[Lines of data]

::::::

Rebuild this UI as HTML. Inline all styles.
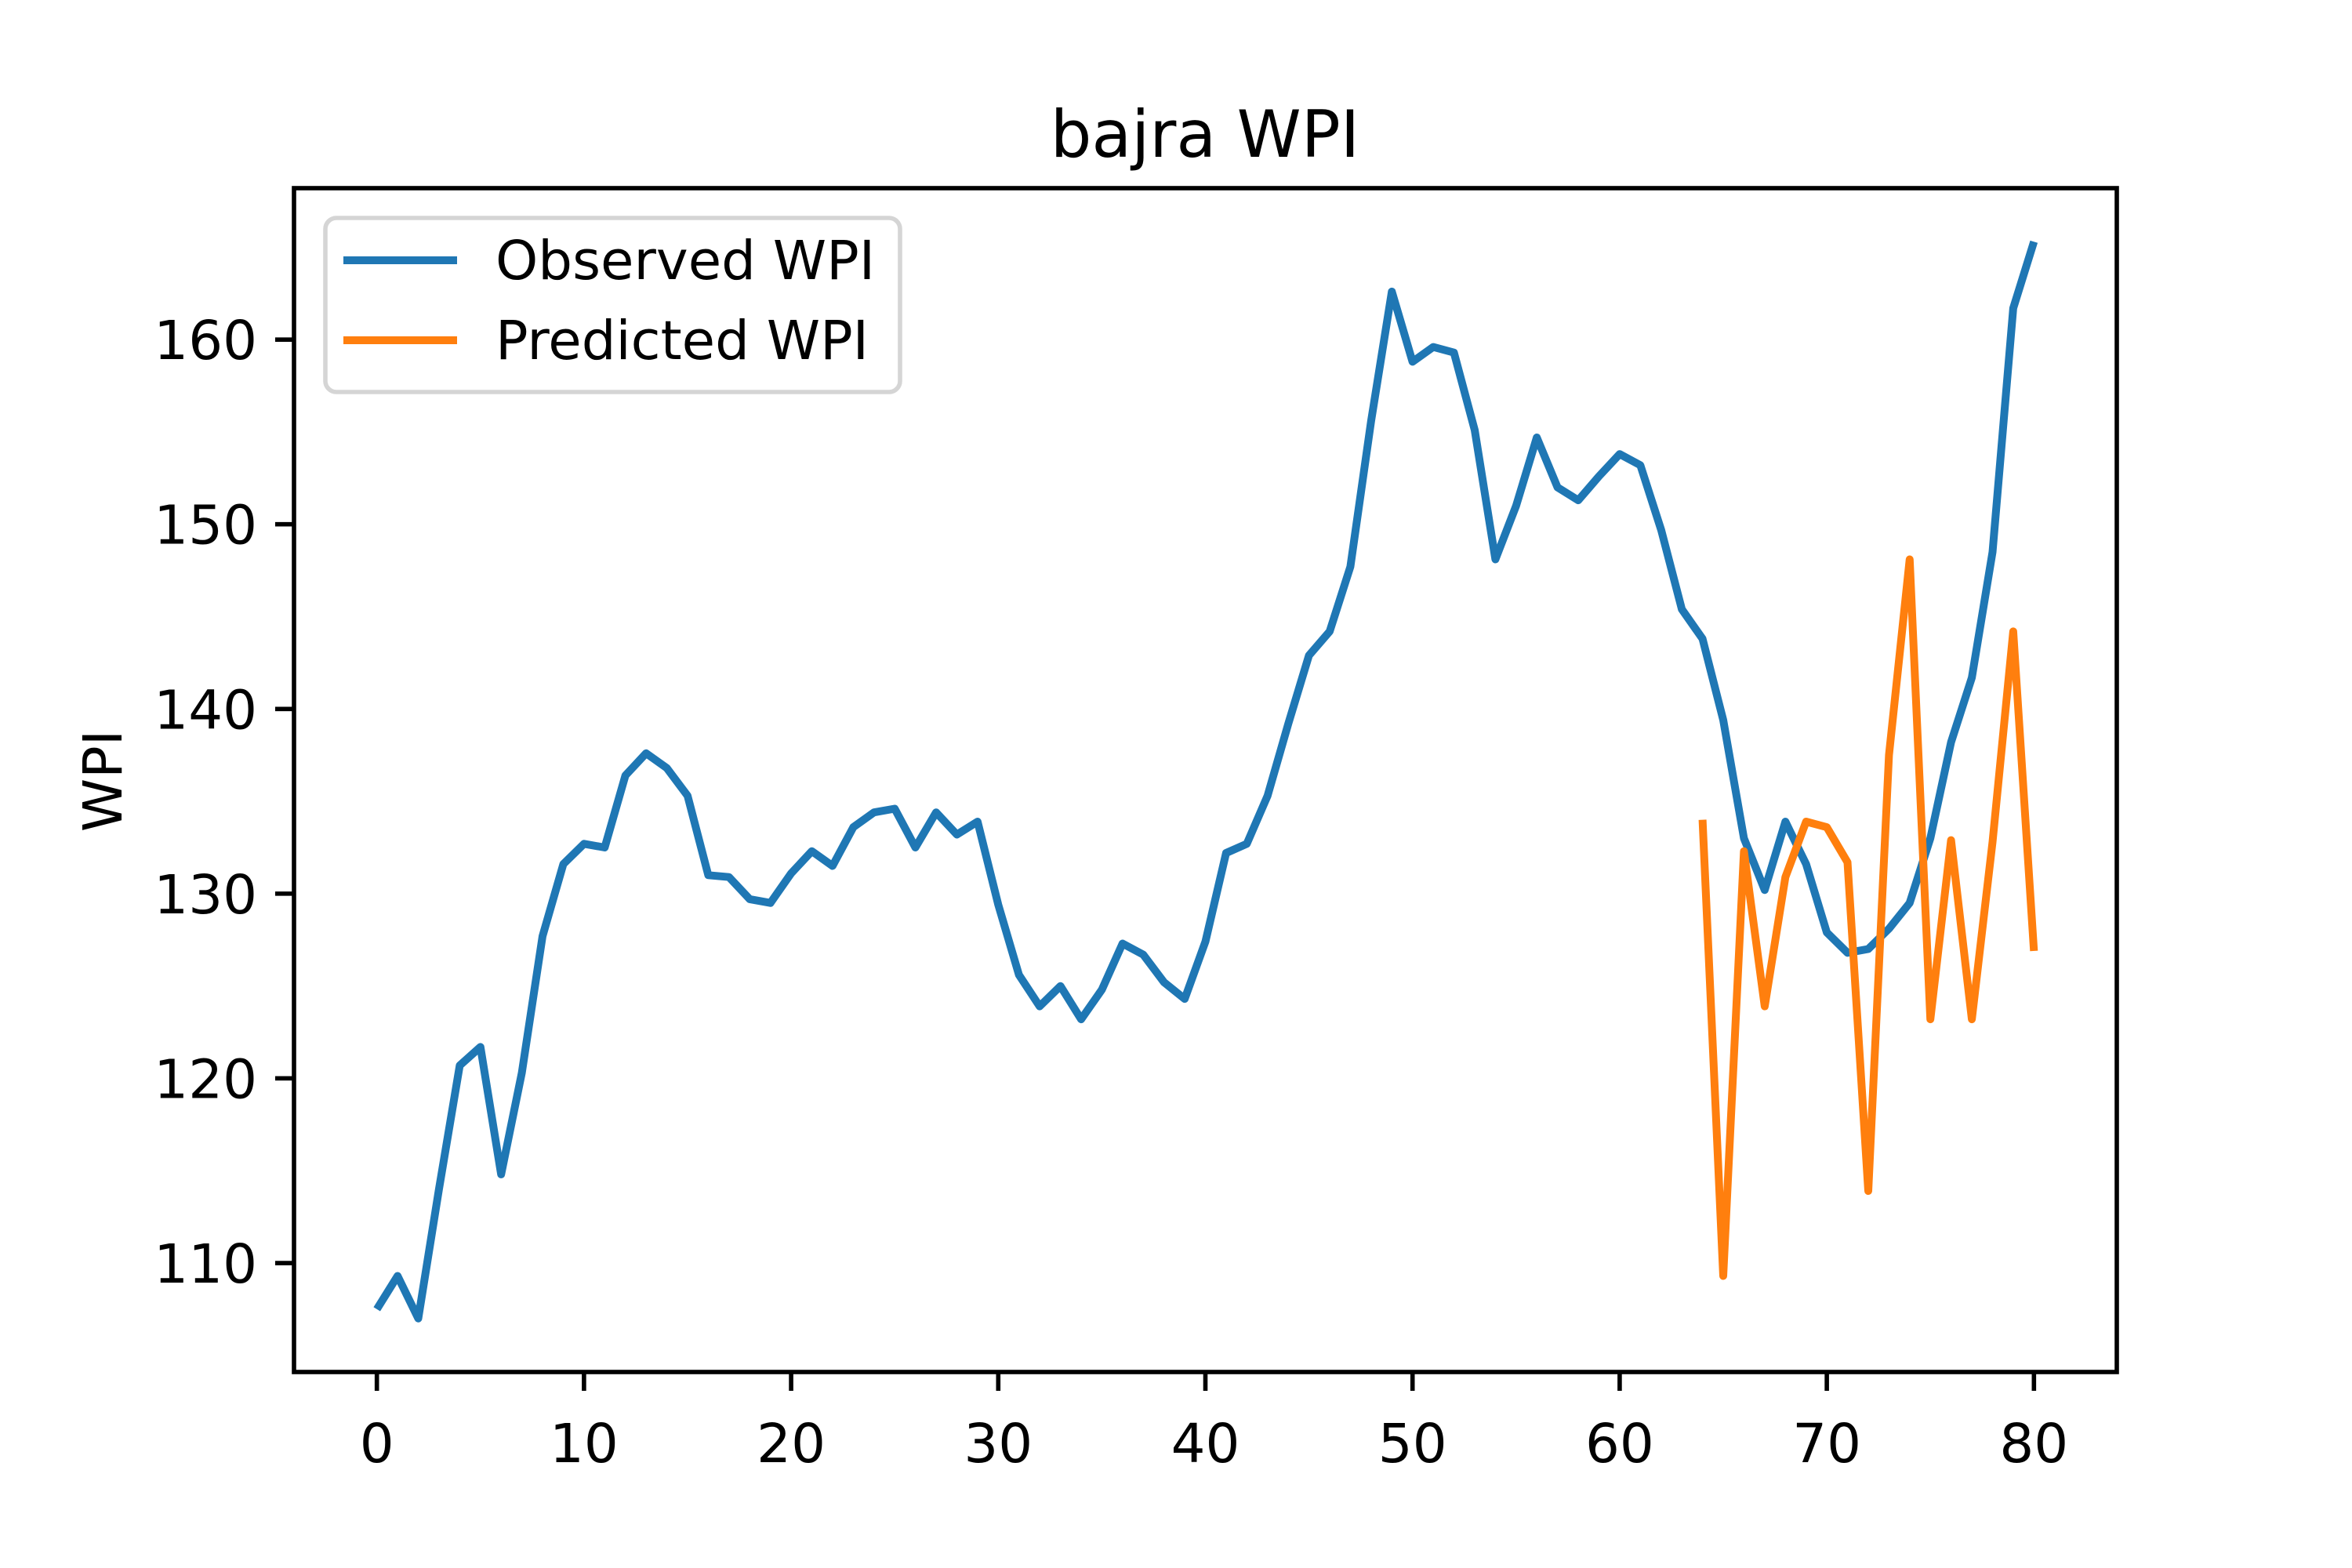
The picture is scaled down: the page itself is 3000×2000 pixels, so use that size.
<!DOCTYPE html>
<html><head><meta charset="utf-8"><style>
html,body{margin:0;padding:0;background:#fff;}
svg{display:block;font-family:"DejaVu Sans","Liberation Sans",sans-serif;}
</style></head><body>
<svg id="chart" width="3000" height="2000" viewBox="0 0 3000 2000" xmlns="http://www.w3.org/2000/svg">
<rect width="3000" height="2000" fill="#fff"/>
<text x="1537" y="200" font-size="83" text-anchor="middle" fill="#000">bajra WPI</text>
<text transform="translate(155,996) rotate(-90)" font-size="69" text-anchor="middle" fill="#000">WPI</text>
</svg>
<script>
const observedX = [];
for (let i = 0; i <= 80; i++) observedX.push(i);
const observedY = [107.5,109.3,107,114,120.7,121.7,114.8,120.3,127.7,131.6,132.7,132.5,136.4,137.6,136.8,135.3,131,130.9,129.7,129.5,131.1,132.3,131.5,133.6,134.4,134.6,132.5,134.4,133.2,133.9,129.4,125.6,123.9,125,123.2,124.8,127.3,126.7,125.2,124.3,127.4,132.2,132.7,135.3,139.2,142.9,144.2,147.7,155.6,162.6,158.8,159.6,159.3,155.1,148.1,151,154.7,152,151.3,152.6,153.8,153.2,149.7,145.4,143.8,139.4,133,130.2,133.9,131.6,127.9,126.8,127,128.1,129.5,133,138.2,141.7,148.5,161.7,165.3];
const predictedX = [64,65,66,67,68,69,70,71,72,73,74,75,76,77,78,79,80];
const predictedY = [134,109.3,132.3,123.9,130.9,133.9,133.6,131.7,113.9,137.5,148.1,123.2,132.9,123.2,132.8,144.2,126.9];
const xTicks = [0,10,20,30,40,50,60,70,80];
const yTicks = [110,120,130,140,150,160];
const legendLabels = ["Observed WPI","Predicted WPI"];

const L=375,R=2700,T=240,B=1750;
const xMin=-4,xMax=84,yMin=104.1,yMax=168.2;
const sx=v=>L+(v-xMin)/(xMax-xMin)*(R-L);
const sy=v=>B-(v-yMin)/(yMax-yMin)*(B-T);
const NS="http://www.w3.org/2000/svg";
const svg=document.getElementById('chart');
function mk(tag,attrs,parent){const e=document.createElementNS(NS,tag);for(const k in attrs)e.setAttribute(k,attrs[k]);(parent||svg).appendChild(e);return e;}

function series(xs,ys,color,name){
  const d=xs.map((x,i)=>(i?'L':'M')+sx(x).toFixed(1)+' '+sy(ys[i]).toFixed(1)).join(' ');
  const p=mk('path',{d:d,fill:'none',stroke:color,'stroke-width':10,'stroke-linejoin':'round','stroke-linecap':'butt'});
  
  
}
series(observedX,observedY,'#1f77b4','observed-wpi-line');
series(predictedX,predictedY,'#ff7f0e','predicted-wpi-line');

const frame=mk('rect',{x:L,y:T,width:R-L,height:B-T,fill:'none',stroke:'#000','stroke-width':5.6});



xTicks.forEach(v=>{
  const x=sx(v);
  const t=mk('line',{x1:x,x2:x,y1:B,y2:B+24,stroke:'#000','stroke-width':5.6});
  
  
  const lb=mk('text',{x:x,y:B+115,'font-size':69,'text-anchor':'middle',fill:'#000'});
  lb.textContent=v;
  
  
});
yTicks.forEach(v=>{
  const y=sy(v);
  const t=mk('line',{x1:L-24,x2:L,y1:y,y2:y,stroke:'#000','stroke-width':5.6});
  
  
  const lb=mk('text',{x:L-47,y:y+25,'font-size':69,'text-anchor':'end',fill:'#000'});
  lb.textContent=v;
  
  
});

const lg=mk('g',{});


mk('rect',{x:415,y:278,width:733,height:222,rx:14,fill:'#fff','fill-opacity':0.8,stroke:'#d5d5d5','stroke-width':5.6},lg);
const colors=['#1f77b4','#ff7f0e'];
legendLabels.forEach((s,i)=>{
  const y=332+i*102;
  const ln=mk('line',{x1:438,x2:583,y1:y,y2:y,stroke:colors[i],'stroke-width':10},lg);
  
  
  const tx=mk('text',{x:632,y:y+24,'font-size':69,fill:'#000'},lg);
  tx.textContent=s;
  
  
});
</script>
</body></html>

::::::

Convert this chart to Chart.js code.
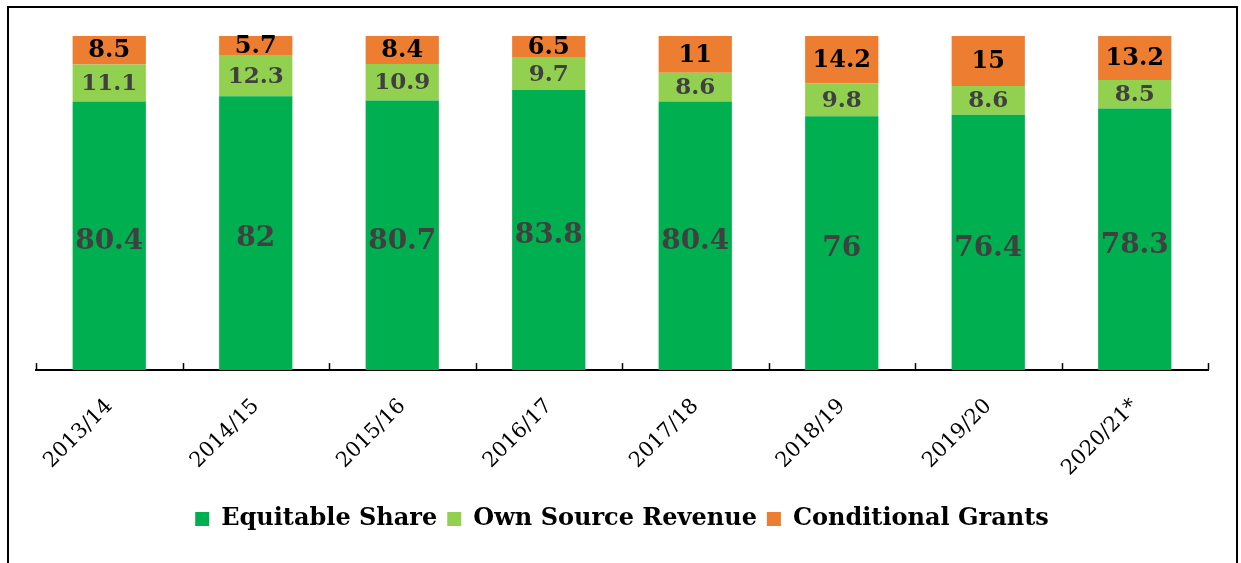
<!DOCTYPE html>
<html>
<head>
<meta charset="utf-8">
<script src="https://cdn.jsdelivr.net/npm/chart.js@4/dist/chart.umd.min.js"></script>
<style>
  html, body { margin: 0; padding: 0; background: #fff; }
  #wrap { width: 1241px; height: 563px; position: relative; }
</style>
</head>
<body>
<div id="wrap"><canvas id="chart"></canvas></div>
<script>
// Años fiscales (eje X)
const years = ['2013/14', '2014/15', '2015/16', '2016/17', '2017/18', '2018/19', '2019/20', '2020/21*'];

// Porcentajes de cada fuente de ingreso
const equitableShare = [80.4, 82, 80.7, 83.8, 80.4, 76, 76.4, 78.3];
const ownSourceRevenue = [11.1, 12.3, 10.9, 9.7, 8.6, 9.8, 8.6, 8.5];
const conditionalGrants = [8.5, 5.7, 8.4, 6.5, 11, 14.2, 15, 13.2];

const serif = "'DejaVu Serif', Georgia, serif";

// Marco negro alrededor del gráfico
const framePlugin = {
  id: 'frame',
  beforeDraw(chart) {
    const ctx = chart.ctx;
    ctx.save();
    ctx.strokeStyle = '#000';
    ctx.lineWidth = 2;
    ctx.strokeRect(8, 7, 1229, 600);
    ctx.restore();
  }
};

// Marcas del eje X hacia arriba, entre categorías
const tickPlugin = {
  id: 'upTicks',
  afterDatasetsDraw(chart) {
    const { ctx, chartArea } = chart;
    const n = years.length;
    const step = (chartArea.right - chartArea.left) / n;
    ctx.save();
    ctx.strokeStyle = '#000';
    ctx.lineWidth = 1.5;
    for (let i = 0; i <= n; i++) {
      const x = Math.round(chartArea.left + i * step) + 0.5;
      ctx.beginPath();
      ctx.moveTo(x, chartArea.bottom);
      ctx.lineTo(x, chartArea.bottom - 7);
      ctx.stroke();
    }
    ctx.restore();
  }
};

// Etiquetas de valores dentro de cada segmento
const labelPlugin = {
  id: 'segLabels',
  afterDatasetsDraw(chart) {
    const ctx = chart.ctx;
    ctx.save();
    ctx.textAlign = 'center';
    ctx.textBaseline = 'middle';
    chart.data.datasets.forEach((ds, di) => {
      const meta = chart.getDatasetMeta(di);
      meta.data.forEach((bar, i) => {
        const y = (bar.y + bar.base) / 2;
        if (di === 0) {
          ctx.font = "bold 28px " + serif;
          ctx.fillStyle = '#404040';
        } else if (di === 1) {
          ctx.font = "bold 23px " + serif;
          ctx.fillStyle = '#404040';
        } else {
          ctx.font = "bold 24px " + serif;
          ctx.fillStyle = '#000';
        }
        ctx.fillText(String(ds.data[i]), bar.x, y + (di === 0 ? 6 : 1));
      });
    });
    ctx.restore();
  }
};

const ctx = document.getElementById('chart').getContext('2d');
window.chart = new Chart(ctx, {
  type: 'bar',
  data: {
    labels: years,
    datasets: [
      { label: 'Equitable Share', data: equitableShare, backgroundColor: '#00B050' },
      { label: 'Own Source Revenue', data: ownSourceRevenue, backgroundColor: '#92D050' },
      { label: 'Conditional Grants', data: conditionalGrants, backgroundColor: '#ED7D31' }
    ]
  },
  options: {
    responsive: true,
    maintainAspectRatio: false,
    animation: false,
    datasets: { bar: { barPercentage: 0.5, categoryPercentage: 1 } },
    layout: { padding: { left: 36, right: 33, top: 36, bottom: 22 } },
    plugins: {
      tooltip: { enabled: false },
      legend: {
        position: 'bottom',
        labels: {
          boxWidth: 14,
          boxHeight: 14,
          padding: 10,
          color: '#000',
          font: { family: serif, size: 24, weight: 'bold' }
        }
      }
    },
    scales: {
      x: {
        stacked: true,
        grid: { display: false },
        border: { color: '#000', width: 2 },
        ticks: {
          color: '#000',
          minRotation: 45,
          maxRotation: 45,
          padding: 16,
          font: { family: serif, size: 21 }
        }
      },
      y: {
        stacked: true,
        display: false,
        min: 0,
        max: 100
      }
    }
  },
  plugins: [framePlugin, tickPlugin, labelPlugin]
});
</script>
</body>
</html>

::::::

▸ EXERCISE DETAILS
Exactly the lines from the line containing "The picture is" to the line containing "e=document.createElementNS(NS,tag);for(const k in", both included, are to be set down; no other line belongs in the answer.

▸ EXERCISE SOLUTION
The picture is scaled down: the page itself is 3000×2000 pixels, so use that size.
<!DOCTYPE html>
<html><head><meta charset="utf-8"><style>
html,body{margin:0;padding:0;background:#fff;}
svg{display:block;font-family:"DejaVu Sans","Liberation Sans",sans-serif;}
</style></head><body>
<svg id="chart" width="3000" height="2000" viewBox="0 0 3000 2000" xmlns="http://www.w3.org/2000/svg">
<rect width="3000" height="2000" fill="#fff"/>
<text x="1537" y="200" font-size="83" text-anchor="middle" fill="#000">bajra WPI</text>
<text transform="translate(155,996) rotate(-90)" font-size="69" text-anchor="middle" fill="#000">WPI</text>
</svg>
<script>
const observedX = [];
for (let i = 0; i <= 80; i++) observedX.push(i);
const observedY = [107.5,109.3,107,114,120.7,121.7,114.8,120.3,127.7,131.6,132.7,132.5,136.4,137.6,136.8,135.3,131,130.9,129.7,129.5,131.1,132.3,131.5,133.6,134.4,134.6,132.5,134.4,133.2,133.9,129.4,125.6,123.9,125,123.2,124.8,127.3,126.7,125.2,124.3,127.4,132.2,132.7,135.3,139.2,142.9,144.2,147.7,155.6,162.6,158.8,159.6,159.3,155.1,148.1,151,154.7,152,151.3,152.6,153.8,153.2,149.7,145.4,143.8,139.4,133,130.2,133.9,131.6,127.9,126.8,127,128.1,129.5,133,138.2,141.7,148.5,161.7,165.3];
const predictedX = [64,65,66,67,68,69,70,71,72,73,74,75,76,77,78,79,80];
const predictedY = [134,109.3,132.3,123.9,130.9,133.9,133.6,131.7,113.9,137.5,148.1,123.2,132.9,123.2,132.8,144.2,126.9];
const xTicks = [0,10,20,30,40,50,60,70,80];
const yTicks = [110,120,130,140,150,160];
const legendLabels = ["Observed WPI","Predicted WPI"];

const L=375,R=2700,T=240,B=1750;
const xMin=-4,xMax=84,yMin=104.1,yMax=168.2;
const sx=v=>L+(v-xMin)/(xMax-xMin)*(R-L);
const sy=v=>B-(v-yMin)/(yMax-yMin)*(B-T);
const NS="http://www.w3.org/2000/svg";
const svg=document.getElementById('chart');
function mk(tag,attrs,parent){const e=document.createElementNS(NS,tag);for(const k in attrs)e.setAttribute(k,attrs[k]);(parent||svg).appendChild(e);return e;}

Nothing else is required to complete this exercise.